O sr. fala muito sobre tornar o debate público mais saudável e, para isso, um passo é reconhecer quando os adversários acertam. O sr. vê algum acerto do atual governo nesses primeiros meses de governo?
S. M. - A manutenção desse clima de polarização tem, no fundo, gerado prejuízos para uma avaliação correta e isenta dos fatos e muitas vezes essas políticas públicas têm sido obscurecidas pelos desacertos. A gente vê por exemplo a tentativa de revogação do novo Marco Legal do Saneamento. Isso gera tensão com o Congresso, isso gera tensão com a sociedade e as ações positivas do governo acabam ficando obscurecidas por essas ações que são muito mais ruidosas.
Se a votação sobre o arcabouço fiscal no Senado fosse hoje, o sr. votaria contra ou a favor?

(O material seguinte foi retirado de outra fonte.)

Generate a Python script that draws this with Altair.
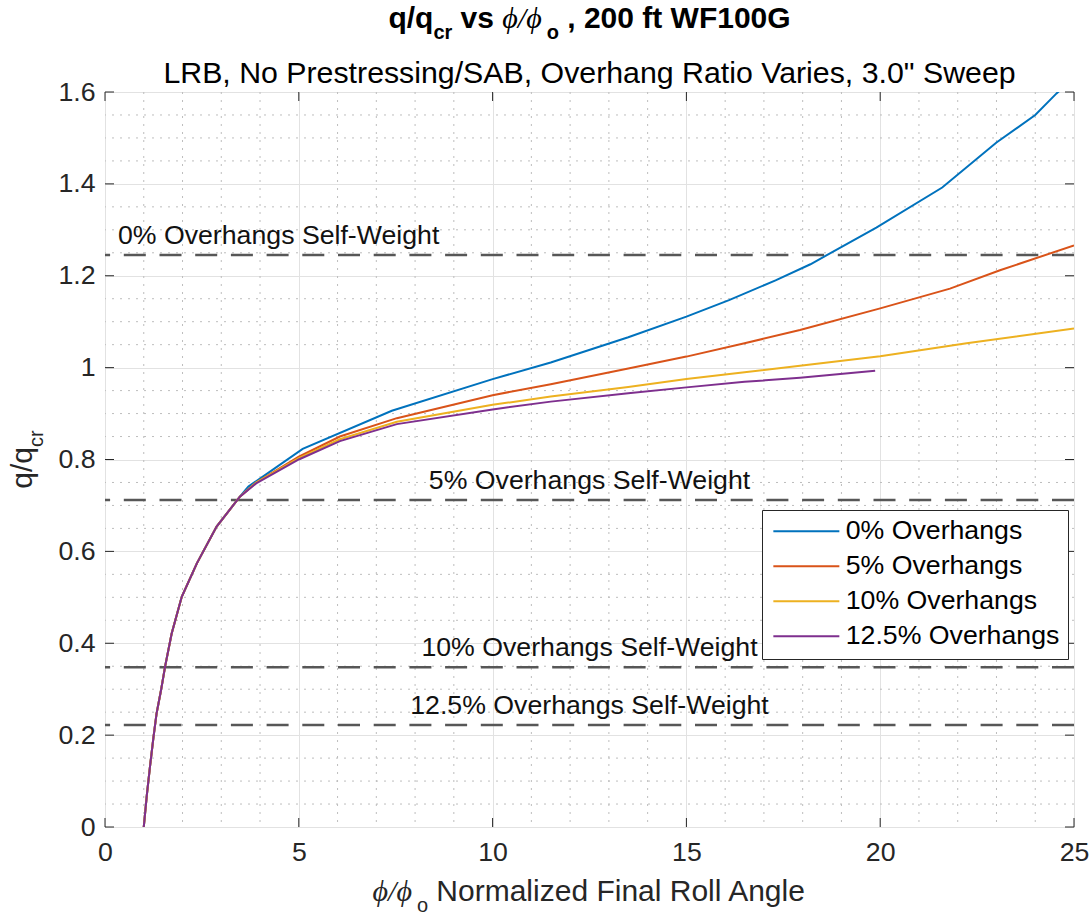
import altair as alt
import pandas as pd

# ------------------------------------------------------------------ data
series_names = ["0% Overhangs", "5% Overhangs", "10% Overhangs", "12.5% Overhangs"]
series_colors = ["#0072BD", "#D95319", "#EDB120", "#7E2F8E"]

x_0 = [1.0, 1.08, 1.16, 1.25, 1.33, 1.45, 1.55, 1.72, 1.98, 2.37, 2.88, 3.48, 3.7,
       5.1, 7.4, 10.0, 11.5, 13.5, 15.0, 16.1, 17.3, 18.2, 19.9, 21.6, 23.0, 24.0, 24.55, 25.0]
y_0 = [0.0, 0.07, 0.131, 0.195, 0.247, 0.30, 0.349, 0.421, 0.501, 0.574, 0.654, 0.719, 0.741,
       0.823, 0.906, 0.975, 1.011, 1.066, 1.111, 1.147, 1.19, 1.225, 1.305, 1.392, 1.49, 1.55, 1.597, 1.63]

x_5 = [1.0, 1.08, 1.16, 1.25, 1.33, 1.45, 1.55, 1.72, 1.98, 2.37, 2.88, 3.48, 3.9,
       5.0, 6.06, 7.53, 10.0, 11.5, 13.5, 15.0, 16.5, 17.93, 20.0, 21.8, 23.09, 25.0]
y_5 = [0.0, 0.07, 0.131, 0.195, 0.247, 0.30, 0.349, 0.421, 0.501, 0.574, 0.654, 0.719, 0.75,
       0.806, 0.85, 0.89, 0.94, 0.964, 0.998, 1.024, 1.053, 1.082, 1.129, 1.172, 1.212, 1.266]

x_10 = [1.0, 1.08, 1.16, 1.25, 1.33, 1.45, 1.55, 1.72, 1.98, 2.37, 2.88, 3.48, 3.9,
        5.0, 6.06, 7.53, 10.0, 11.5, 13.5, 15.0, 16.5, 17.93, 20.0, 22.23, 25.0]
y_10 = [0.0, 0.07, 0.131, 0.195, 0.247, 0.30, 0.349, 0.421, 0.501, 0.574, 0.654, 0.719, 0.75,
        0.803, 0.844, 0.882, 0.919, 0.937, 0.958, 0.975, 0.99, 1.004, 1.025, 1.053, 1.085]

x_125 = [1.0, 1.08, 1.16, 1.25, 1.33, 1.45, 1.55, 1.72, 1.98, 2.37, 2.88, 3.48, 3.9,
         5.0, 6.06, 7.53, 10.0, 11.5, 13.5, 15.0, 16.5, 17.93, 19.87]
y_125 = [0.0, 0.07, 0.131, 0.195, 0.247, 0.30, 0.349, 0.421, 0.501, 0.574, 0.654, 0.719, 0.748,
         0.80, 0.84, 0.877, 0.909, 0.926, 0.944, 0.957, 0.969, 0.978, 0.993]

sw_values = [1.245, 0.712, 0.348, 0.222]
sw_labels = ["0% Overhangs Self-Weight", "5% Overhangs Self-Weight",
             "10% Overhangs Self-Weight", "12.5% Overhangs Self-Weight"]
sw_label_x = [4.48, 12.5, 12.5, 12.5]

x_major = [0, 5, 10, 15, 20, 25]
x_minor = [1, 2, 3, 4, 6, 7, 8, 9, 11, 12, 13, 14, 16, 17, 18, 19, 21, 22, 23, 24]
y_major = [0, 0.2, 0.4, 0.6, 0.8, 1.0, 1.2, 1.4, 1.6]
y_minor = [0.05, 0.1, 0.15, 0.25, 0.3, 0.35, 0.45, 0.5, 0.55, 0.65, 0.7, 0.75,
           0.85, 0.9, 0.95, 1.05, 1.1, 1.15, 1.25, 1.3, 1.35, 1.45, 1.5, 1.55]

# ------------------------------------------------------------------ layout
W, H = 969, 735
PAD_L, PAD_T, PAD_R, PAD_B = 105, 92, 15, 88
SANS = "Liberation Sans, Helvetica, Arial"
SERIF = "Liberation Serif, DejaVu Serif"
AX = "#262626"
FS = 26.7

rows = []
for name, xs, ys in zip(series_names, [x_0, x_5, x_10, x_125], [y_0, y_5, y_10, y_125]):
    for a, b in zip(xs, ys):
        rows.append({"series": name, "x": a, "y": b})
lines_df = pd.DataFrame(rows)

xscale = alt.Scale(domain=[0, 25], nice=False, zero=False)
yscale = alt.Scale(domain=[0, 1.6], nice=False, zero=False)
xaxis = alt.Axis(values=x_major, grid=True, gridColor="#e2e2e2", gridWidth=1, ticks=False,
                 domain=False, labelFontSize=FS, labelColor=AX, labelFont=SANS,
                 labelPadding=12, labelFlush=False, labelOverlap=False, title=None)
yaxis = alt.Axis(values=y_major, grid=True, gridColor="#e2e2e2", gridWidth=1, ticks=False,
                 domain=False, labelFontSize=FS, labelColor=AX, labelFont=SANS,
                 labelPadding=10, labelFlush=False, labelOverlap=False, format="~g", title=None)


def X(f):
    return alt.X(f, type="quantitative", scale=xscale, axis=xaxis, title=None)


def Y(f):
    return alt.Y(f, type="quantitative", scale=yscale, axis=yaxis, title=None)


xmin_df = pd.DataFrame({"v": x_minor})
ymin_df = pd.DataFrame({"v": y_minor})
xmaj_df = pd.DataFrame({"v": x_major})
ymaj_df = pd.DataFrame({"v": y_major})

minor_x = alt.Chart(xmin_df).mark_rule(color="#bdbdbd", strokeWidth=1, strokeDash=[2, 6]).encode(x=X("v"))
minor_y = alt.Chart(ymin_df).mark_rule(color="#bdbdbd", strokeWidth=1, strokeDash=[2, 6]).encode(y=Y("v"))

tick_b = alt.Chart(xmaj_df).mark_rule(color=AX, strokeWidth=1).encode(x=X("v"), y=alt.value(H), y2=alt.value(H - 9))
tick_t = alt.Chart(xmaj_df).mark_rule(color=AX, strokeWidth=1).encode(x=X("v"), y=alt.value(0), y2=alt.value(9))
tick_l = alt.Chart(ymaj_df).mark_rule(color=AX, strokeWidth=1).encode(y=Y("v"), x=alt.value(0), x2=alt.value(9))
tick_r = alt.Chart(ymaj_df).mark_rule(color=AX, strokeWidth=1).encode(y=Y("v"), x=alt.value(W), x2=alt.value(W - 9))

sw_df = pd.DataFrame({"y": sw_values, "label": sw_labels, "lx": sw_label_x})
sw_rules = alt.Chart(sw_df).mark_rule(color="#575757", strokeWidth=2.5, strokeDash=[22, 13.7]).encode(y=Y("y"))
sw_text = alt.Chart(sw_df).mark_text(align="center", baseline="alphabetic", dy=-11, fontSize=FS,
                                     font=SANS, color="#111111").encode(x=X("lx"), y=Y("y"), text="label:N")

lines = alt.Chart(lines_df).mark_line(strokeWidth=2, clip=True).encode(
    x=X("x"), y=Y("y"),
    color=alt.Color("series:N", sort=series_names,
                    scale=alt.Scale(domain=series_names, range=series_colors),
                    legend=alt.Legend(orient="none", legendX=657, legendY=418, title=None,
                                      symbolType="M-3.3,0H3.3", symbolSize=400, symbolStrokeWidth=2,
                                      symbolOffset=23, labelOffset=26, labelFontSize=FS,
                                      labelFont=SANS, labelColor="#000000", labelLimit=500,
                                      strokeColor=AX, fillColor="white", padding=8, rowPadding=7)),
)

# ------------------------------------------------------------------ rich text (sub-scripts)
BOLD = {' ': .278, '/': .278, 'q': .611, 'c': .556, 'r': .389, 'v': .556, 's': .556, 'o': .611,
        ',': .278, '0': .556, '1': .556, '2': .556, 'f': .333, 't': .333, 'W': .944, 'F': .611, 'G': .778}
REG = {' ': .278, '/': .278, 'q': .556, 'c': .5, 'r': .333, 'o': .556, 'N': .722, 'm': .833,
       'a': .556, 'l': .222, 'i': .222, 'z': .5, 'e': .556, 'd': .556, 'F': .611, 'n': .556,
       'R': .722, 'A': .667, 'g': .556}
PHI = {'ϕ': .6, '/': .278, ' ': .278}


def tw(s, size, table):
    return sum(table.get(ch, .556) for ch in s) * size


def piece(text, x, y, size, weight="normal", style="normal", font=SANS, angle=0, color="#000000"):
    return alt.Chart(pd.DataFrame({"t": [text]})).mark_text(
        align="left", baseline="alphabetic", fontSize=size, fontWeight=weight, fontStyle=style,
        font=font, angle=angle, color=color).encode(x=alt.value(x), y=alt.value(y), text="t:N")


def lead(t, size, table):
    """width of leading blanks (SVG drops them) and the stripped text"""
    n = len(t) - len(t.lstrip(" "))
    return n * table[' '] * size, t.strip(" ")


# title
title_parts = [("q/q", 30, "bold", "normal", SANS, BOLD, 0),
               ("cr", 20, "bold", "normal", SANS, BOLD, 11),
               (" vs ", 30, "bold", "normal", SANS, BOLD, 0),
               ("ϕ/ϕ", 30, "normal", "italic", SERIF, PHI, 0),
               ("o", 20, "bold", "normal", SANS, BOLD, 11),
               (" , 200 ft WF100G", 30, "bold", "normal", SANS, BOLD, 0)]
total = sum(tw(p[0], p[1], p[5]) for p in title_parts)
cx = W / 2 - total / 2
text_layers = []
for t, sz, wt, st, fn, tb, dy in title_parts:
    off, s = lead(t, sz, tb)
    text_layers.append(piece(s, cx + off, -64 + dy, sz, wt, st, fn))
    cx += tw(t, sz, tb)

# subtitle
text_layers.append(alt.Chart(pd.DataFrame({"t": ["LRB, No Prestressing/SAB, Overhang Ratio Varies, 3.0\" Sweep"]}))
                   .mark_text(align="center", baseline="alphabetic", fontSize=30.3, font=SANS, color="#000000")
                   .encode(x=alt.value(W / 2), y=alt.value(-9), text="t:N"))

# x label
xl_parts = [("ϕ/ϕ", 30, "italic", SERIF, PHI, 0),
            ("o", 20, "normal", SANS, REG, 11),
            (" Normalized Final Roll Angle", 30, "normal", SANS, REG, 0)]
total = sum(tw(p[0], p[1], p[4]) for p in xl_parts)
cx = W / 2 - total / 2
for t, sz, st, fn, tb, dy in xl_parts:
    off, s = lead(t, sz, tb)
    text_layers.append(piece(s, cx + off, H + 74 + dy, sz, "normal", st, fn, color=AX))
    cx += tw(t, sz, tb)

# y label (rotated)
yl_parts = [("q/q", 30, 0), ("cr", 20, 11)]
total = sum(tw(p[0], p[1], REG) for p in yl_parts)
cy = H / 2 + total / 2
for t, sz, dx in yl_parts:
    text_layers.append(piece(t, -73 + dx, cy, sz, angle=270, color=AX))
    cy -= tw(t, sz, REG)

chart = alt.layer(minor_x, minor_y, sw_rules, lines, sw_text, tick_b, tick_t, tick_l, tick_r,
                  *text_layers).properties(
    width=W, height=H,
    autosize=alt.AutoSizeParams(type="none"),
    padding={"left": PAD_L, "top": PAD_T, "right": PAD_R, "bottom": PAD_B},
    background="white",
).configure_view(stroke=AX, strokeWidth=1).configure(font=SANS)

chart.save("out.html", embed_options={"renderer": "svg", "actions": False})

S. M. - Hoje provavelmente votaria contra. Eu particularmente discordo da forma como foi feito. Acho que ele é frouxo. No fundo é um projeto que gera um expansionismo fiscal, quando a medida correta na minha opinião é o corte de gastos e assim a gente consegue entrar numa linha de declínio dos juros para ativar a economia e a gente crescer principalmente pelo investimento privado.
RAIO-X | SERGIO MORO, 50
Hoje filiado à União Brasil, foi juiz na Operação Lava Jato e condenou Lula em 1ª instância no processo que depois levou o agora presidente à prisão. Abriu mão da magistratura para ser ministro da Justiça e Segurança Pública no governo Bolsonaro. Deixou a pasta após 16 meses acusando Bolsonaro de tentar interferir na Polícia Federal. Moro foi declarado parcial pelo STF em sua atuação nos processos de Lula e teve suas decisões anuladas. Tentou se viabilizar como candidato à Presidência da República na eleição de 2022, mas acabou eleito para o Senado pelo Paraná. Se reaproximou de Bolsonaro no pleito de outubro.